On Feb 12, 2008, at 7:23 AM, Wietse Venema wrote:
Douglas Otis:
To better ensure the minimum number of DNS transactions occur while
processing DNS SSP and key TXT records, especially for domains that
do not implement email, the SSP draft should mandate publishing MX
records whenever an SSP record is also published. Since the SSP
discovery process makes use of MX record queries to determine
whether the domain exists, then when an SSP record is returned for
a domain that has not published an MX record, this thereby signals
that both email and DKIM are NOT used for email addresses at this
domain. This strategy affords a better cache hit rate during the
SSP discovery process, the detection of fraudulent uses of the
domain, and a means to protect second level domains.
-1.
Per the draft, an NXDOMAIN reply for an Author domain lookup already
terminates the SSP algorithm with "failure". This is good enough.
Disagree.
DKIM and SSP are not appropriate vehicles for making other records
mandatory where now they are not.
SSP already suggests querying MX records to facilitate discovery.
(Even though an MX record does not need to be published.) What
prevents SSP making the publication of this record mandatory? Is
there any valid reason for a domain that implements DKIM not to also
publish an MX record? This record is _essential_ for truncating all
sorts of policy discoveries that might become associated with the
introduction of DKIM.
When a domain does exist, there is currently no means for the domain
owner to truncate a policy discovery processes walking up to the next
domain and then requesting any number of key records. In addition,
there is also no positive means for this domain owner to disavow
messages inducing undesired policy and DKIM transactions to prevent
these additional transactions. Without this convention, there will be
two or more transactions that this convention could prevent,
significantly transactions at parent domains. In addition, this
convention also makes it explicit any message related to this domain
has been disavowed by this convention. Juice worth the squeezing. : )
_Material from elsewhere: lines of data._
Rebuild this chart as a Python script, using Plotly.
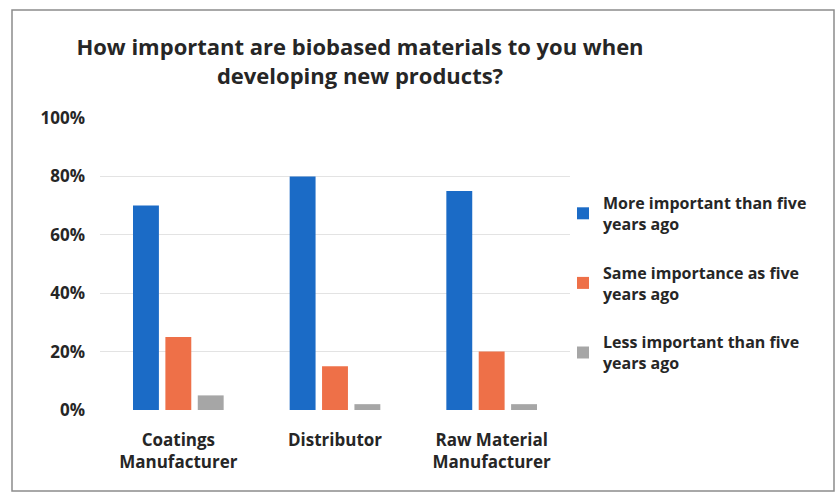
import plotly.graph_objects as go

categories = ["Coatings<br>Manufacturer", "Distributor", "Raw Material<br>Manufacturer"]
series_names = [
    "More important than five<br>years ago",
    "Same importance as five<br>years ago",
    "Less important than five<br>years ago",
]
more_important = [0.70, 0.80, 0.75]
same_importance = [0.25, 0.15, 0.20]
less_important = [0.05, 0.02, 0.02]
series_values = [more_important, same_importance, less_important]
series_colors = ["#1b6bc6", "#ee7048", "#a6a6a6"]
y_ticks = [0, 0.2, 0.4, 0.6, 0.8, 1.0]
y_tick_labels = ["0%", "20%", "40%", "60%", "80%", "100%"]

FONT = "Open Sans"
TEXT = "#262626"

fig = go.Figure()
for i, (name, vals, col) in enumerate(zip(series_names, series_values, series_colors)):
    fig.add_trace(go.Bar(
        x=categories, y=vals, name=name, marker_color=col,
        marker_line_width=0, legendgroup=f"g{i}",
    ))

W, H = 837, 493
L, R, T, B = 100, 267, 118, 83
pw, ph = W - L - R, H - T - B

def px_x(p):
    return (p - L) / pw

def px_y(p):
    return (H - B - p) / ph

fig.update_layout(
    width=W, height=H,
    margin=dict(l=L, r=R, t=T, b=B),
    paper_bgcolor="white", plot_bgcolor="white",
    barmode="group", bargap=0.38, bargroupgap=0.2,
    font=dict(family=FONT, color=TEXT, weight=700),
    title=dict(
        text="How important are biobased materials to you when<br>developing new products?",
        x=360 / W, xanchor="center", y=1 - 55 / H, yanchor="top",
        font=dict(size=22, family=FONT, color=TEXT, weight=700),
    ),
    legend=dict(
        x=px_x(563), xanchor="left", y=px_y(186), yanchor="top",
        font=dict(size=16, family=FONT, color=TEXT, weight=700),
        tracegroupgap=25, bgcolor="rgba(0,0,0,0)",
    ),
    xaxis=dict(
        showgrid=False, showline=False, ticks="",
        ticklabelstandoff=18,
        tickfont=dict(size=17, family=FONT, color=TEXT, weight=700),
    ),
    yaxis=dict(
        range=[0, 1], tickvals=y_ticks, ticktext=y_tick_labels,
        showgrid=True, gridcolor="#e3e3e3", gridwidth=1,
        zeroline=False, showline=False, ticks="",
        ticklabelstandoff=14,
        tickfont=dict(size=17, family=FONT, color=TEXT, weight=700),
    ),
    shapes=[dict(
        type="rect", xref="paper", yref="paper",
        x0=px_x(12), x1=px_x(834), y0=px_y(491), y1=px_y(10),
        line=dict(color="#8c8c8c", width=1.5), fillcolor="rgba(0,0,0,0)",
        layer="below",
    )],
)

fig.write_html("out.html")
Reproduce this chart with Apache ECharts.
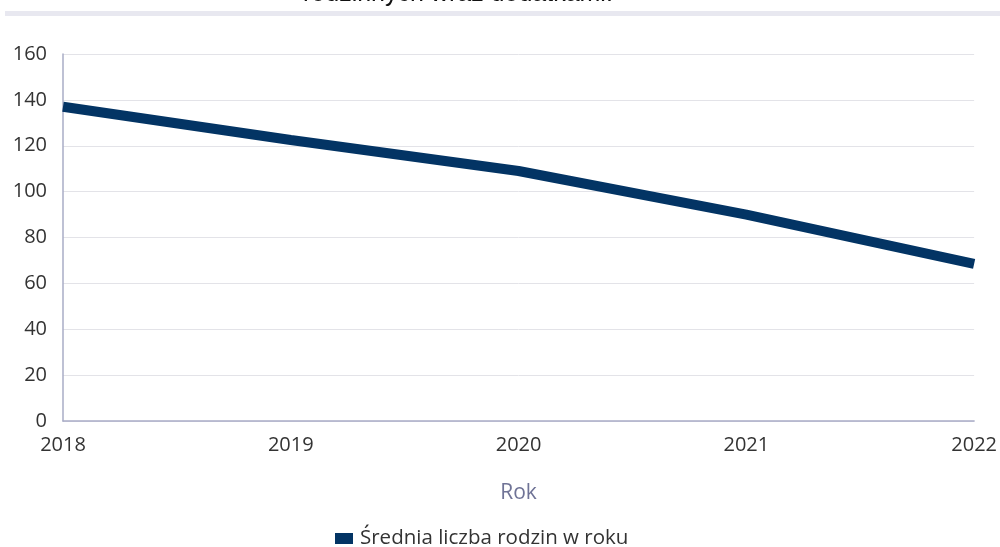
<!DOCTYPE html>
<html><head><meta charset="utf-8">
<script src="https://cdn.jsdelivr.net/npm/echarts@6/dist/echarts.min.js"></script>
<style>html,body{margin:0;padding:0;background:#fff}#c{width:1000px;height:547px}</style>
</head><body><div id="c"></div>
<script>
const years = ['2018','2019','2020','2021','2022'];
const values = [137, 122.5, 109, 90, 68.5];
const yTicks = [0,20,40,60,80,100,120,140,160];
const titleText = 'rodzinnych wraz dodatkami.';
const seriesName = 'Średnia liczba rodzin w roku';
const axisName = 'Rok';

const chart = echarts.init(document.getElementById('c'));
chart.setOption({
  animation:false,
  title:{text:titleText,left:298,top:-23,textStyle:{fontFamily:'Liberation Sans',fontSize:25,fontWeight:'normal',color:'#111'}},
  graphic:[{type:'rect',shape:{x:5,y:11,width:995,height:5},style:{fill:'#e8e8f0'}}],
  grid:{left:63,right:25,top:54,bottom:126},
  xAxis:{type:'category',data:years,boundaryGap:false,
    name:axisName,nameLocation:'middle',nameGap:62,
    nameTextStyle:{fontFamily:'Open Sans',fontSize:21,color:'#6f7396'},
    axisLine:{lineStyle:{color:'#a9acc6',width:1.5}},axisTick:{show:false},
    axisLabel:{fontFamily:'Open Sans',fontSize:20,color:'#333',margin:14},
    splitLine:{show:false}},
  yAxis:{type:'value',min:yTicks[0],max:yTicks[yTicks.length-1],interval:20,
    axisLine:{show:true,lineStyle:{color:'#a9acc6',width:1.5}},axisTick:{show:false},
    axisLabel:{fontFamily:'Open Sans',fontSize:20,color:'#333',margin:16},
    splitLine:{lineStyle:{color:'#e3e3e8',width:1}}},
  legend:{bottom:-7,left:330,itemWidth:18,itemHeight:11,itemGap:10,icon:'rect',
    textStyle:{fontFamily:'Open Sans',fontSize:20.5,color:'#333',padding:[0,0,0,2]},data:[seriesName]},
  series:[{name:seriesName,type:'line',data:values,symbol:'none',
    lineStyle:{color:'#033464',width:10},itemStyle:{color:'#033464'}}]
});
</script></body></html>
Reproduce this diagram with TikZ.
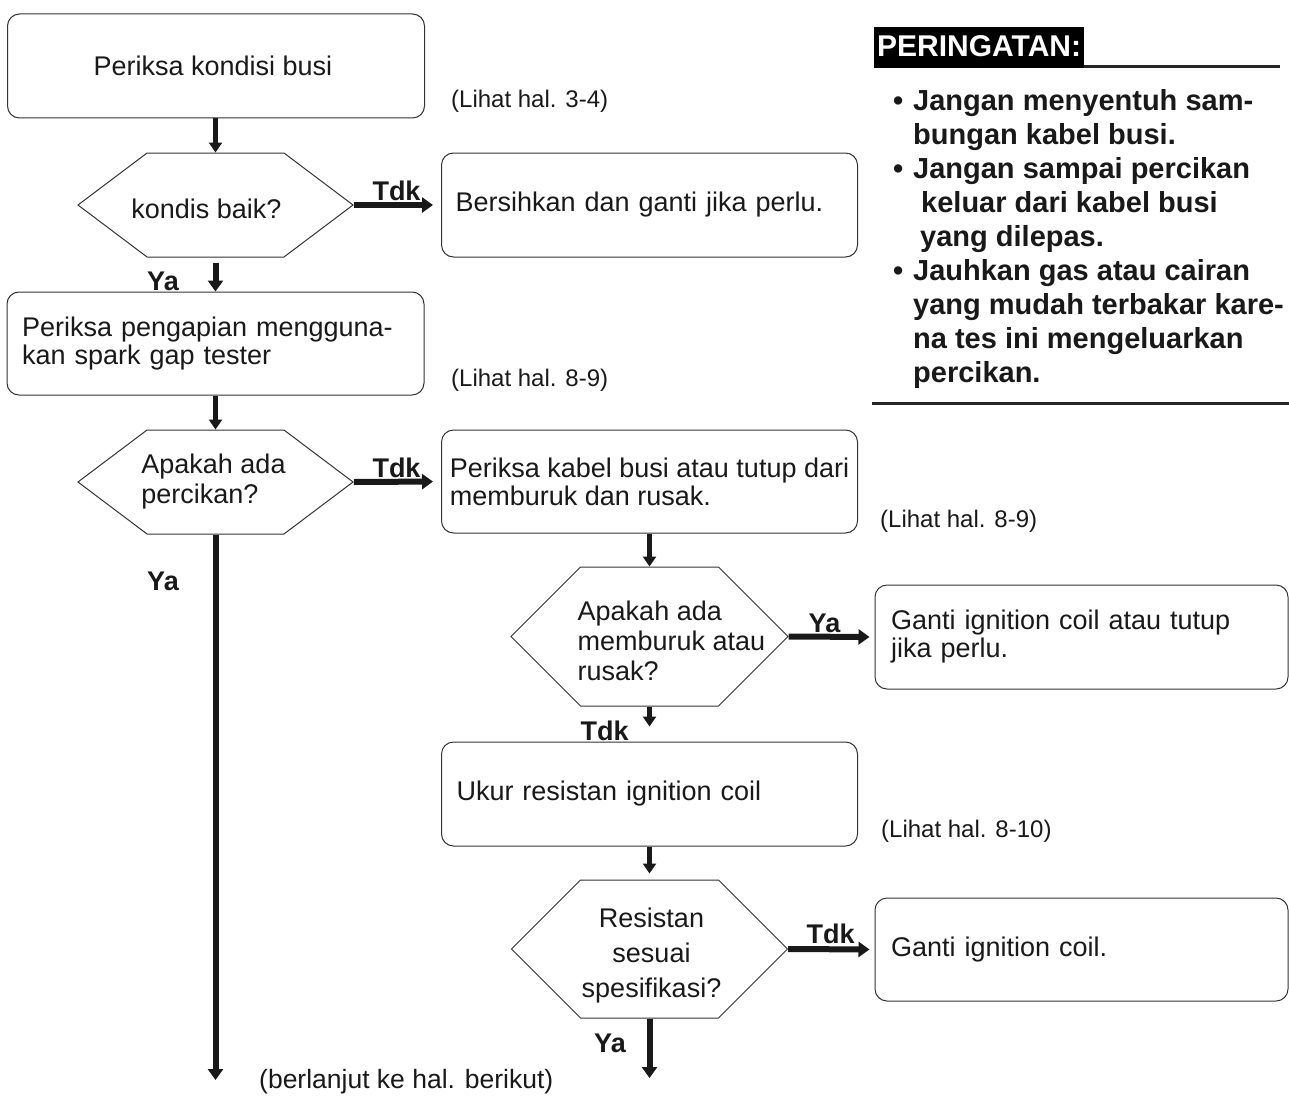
\documentclass[tikz,border=0pt]{standalone}
\usepackage{fontspec}
\setmainfont{Liberation Sans}
\usetikzlibrary{shapes.symbols,arrows.meta}

\begin{document}
\begin{tikzpicture}[x=1pt,y=-1pt,
  box/.style={draw=black!80, line width=1pt, rounded corners=12pt,
    minimum height=104pt, align=left, text=black!90,
    font=\fontsize{27}{28}\selectfont},
  hexa/.style={draw=black!80, line width=1pt, signal, signal to=west and east,
    inner sep=0pt, minimum width=275pt, minimum height=104pt,
    signal pointer angle=74},
  hextext/.style={align=left, text=black!90, font=\fontsize{27}{30}\selectfont},
  note/.style={anchor=base west, inner sep=0pt, text=black!90,
    font=\fontsize{24}{26}\selectfont},
  lbl/.style={anchor=base, inner sep=0pt, text=black!90,
    font=\fontsize{27}{28}\selectfont\bfseries},
  flow/.style={draw=black!90, line width=4.5pt, -{Triangle[length=10pt,width=13pt]}},
  yes/.style={draw=black!90, line width=6pt, -{Triangle[length=11pt,width=15pt]}},
]
\useasboundingbox (0,0) rectangle (1289,1097);

%% left column
\node[box, align=center, minimum width=417pt] (busi) at (216,66) {Periksa kondisi busi\hspace*{6pt}};
\node[hexa, label={[hextext, xshift=-9pt, yshift=-4pt]center:kondis baik?}] (baik) at (215.5,205) {};
\node[box, inner xsep=14pt, text width=388pt] (bersih) at (649.5,205) {Bersihkan dan ganti jika perlu.};
\node[box, inner xsep=15pt, text width=387pt, minimum height=103pt] (tester) at (215.5,343.5)
  {Periksa pengapian mengguna-\\kan spark gap tester};
\node[hexa, label={[hextext, xshift=-2pt]center:Apakah ada\\percikan?}] (percik) at (215.5,482) {};
\node[box, inner xsep=0pt, minimum width=416pt, minimum height=103pt] (kabel) at (649.5,481.5)
  {Periksa kabel busi atau tutup dari\\memburuk dan rusak.};

%% right column
\node[hexa, minimum width=277pt, minimum height=139pt, signal pointer angle=90,
  label={[hextext, xshift=22pt, yshift=-4pt]center:Apakah ada\\memburuk atau\\rusak?}] (buruk) at (649.5,636.5) {};
\node[box, inner xsep=16pt, text width=381pt] (gantitutup) at (1081.5,637)
  {Ganti ignition coil atau tutup\\jika perlu.};
\node[box, inner xsep=15pt, text width=386pt] (ukur) at (649.5,794) {Ukur resistan ignition coil};
\node[hexa, minimum width=276pt, minimum height=138pt, signal pointer angle=90,
  label={[hextext, align=center, xshift=2pt, yshift=-7pt, font=\fontsize{27}{35}\selectfont]center:Resistan\\sesuai\\spesifikasi?}] (spek) at (649.5,949) {};
\node[box, inner xsep=16pt, text width=381pt, minimum height=103pt] (gantikoil) at (1081.5,949.5)
  {Ganti ignition coil.};

\coordinate (lanjutA) at (215.5,1080);
\coordinate (lanjutB) at (649.5,1078);

%% notes
\node[note] (lihat1) at (451,107) {(Lihat hal. 3-4)};
\node[note] (lihat2) at (451,386) {(Lihat hal. 8-9)};
\node[note] (lihat3) at (880,527) {(Lihat hal. 8-9)};
\node[note] (lihat4) at (881,837) {(Lihat hal. 8-10)};
\node[note, font=\fontsize{26.5}{28}\selectfont] (lanjut) at (259,1088) {(berlanjut ke hal. berikut)};

%% answers
\node[lbl] (tdk1) at (396.5,200) {Tdk};
\node[lbl] (ya1) at (163,290) {Ya};
\node[lbl] (tdk2) at (396.5,477) {Tdk};
\node[lbl] (ya2) at (163,590) {Ya};
\node[lbl] (ya3) at (824.5,632) {Ya};
\node[lbl] (tdk3) at (604.5,740) {Tdk};
\node[lbl] (tdk4) at (830.5,943) {Tdk};
\node[lbl] (ya4) at (610,1052) {Ya};

%%% edges
\draw[flow] (busi.south -| baik.north) -- (baik.north);
\draw[yes, shorten >=8pt] (baik.east) -- (bersih.west);
\draw[yes, shorten <=5pt] (baik.south) -- (tester.north);
\draw[flow] (tester.south) -- (percik.north);
\draw[yes, shorten >=8pt] (percik.east) -- (kabel.west);
\draw[yes] (percik.south) -- (lanjutA);
\draw[flow] (kabel.south) -- (buruk.north);
\draw[yes, shorten >=5pt] (buruk.east) -- (gantitutup.west);
\draw[flow, shorten >=15pt] (buruk.south) -- (ukur.north);
\draw[flow, shorten >=6pt] (ukur.south) -- (spek.north);
\draw[yes, shorten >=5pt] (spek.east) -- (gantikoil.west);
\draw[yes] (spek.south) -- (lanjutB);

%% warning
\node[anchor=south west, fill=black, text=white, inner xsep=3pt, inner ysep=0pt,
  text height=30pt, text depth=11pt, font=\fontsize{30}{32}\selectfont\bfseries]
  (awas) at (874,68) {PERINGATAN:};
\draw[line width=3pt, black!85] ([yshift=1.5pt]awas.south east) -- ++(196,0);
\node[anchor=north west, inner sep=0pt, align=left, text=black!90,
  font=\fontsize{29}{34}\selectfont\bfseries] (pesan) at (913,89)
  {\llap{\textbullet\hspace{10pt}}Jangan menyentuh sam-\\
   bungan kabel busi.\\
   \llap{\textbullet\hspace{10pt}}Jangan sampai percikan\\
   \hspace*{8pt}keluar dari kabel busi\\
   \hspace*{7pt}yang dilepas.\\
   \llap{\textbullet\hspace{10pt}}Jauhkan gas atau cairan\\
   yang mudah terbakar kare-\\
   na tes ini mengeluarkan\\
   percikan.};
\draw[line width=3pt, black!85] (872,403) -- (1289,403);
\end{tikzpicture}
\end{document}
When the SSP record is returned without there also being an MX
record at the Author Domain, the signature SHOULD BE considered
fraudulent without further DNS transactions being attempted.
_1.
I oppose the re-introduction of "suspicious", "fraudulent", etc.
Those are overly-specific interpretations of failures that will more
often than not have non-malicious causes.
Agreed. However, having an SSP record while not having an MX record
seems like a rare failure mode. Perhaps the message result could be
called "disavowed" or "unsupported". The important aspect of the
definition is to avoid there being any implied message handling
without knowing the reliability of this convention.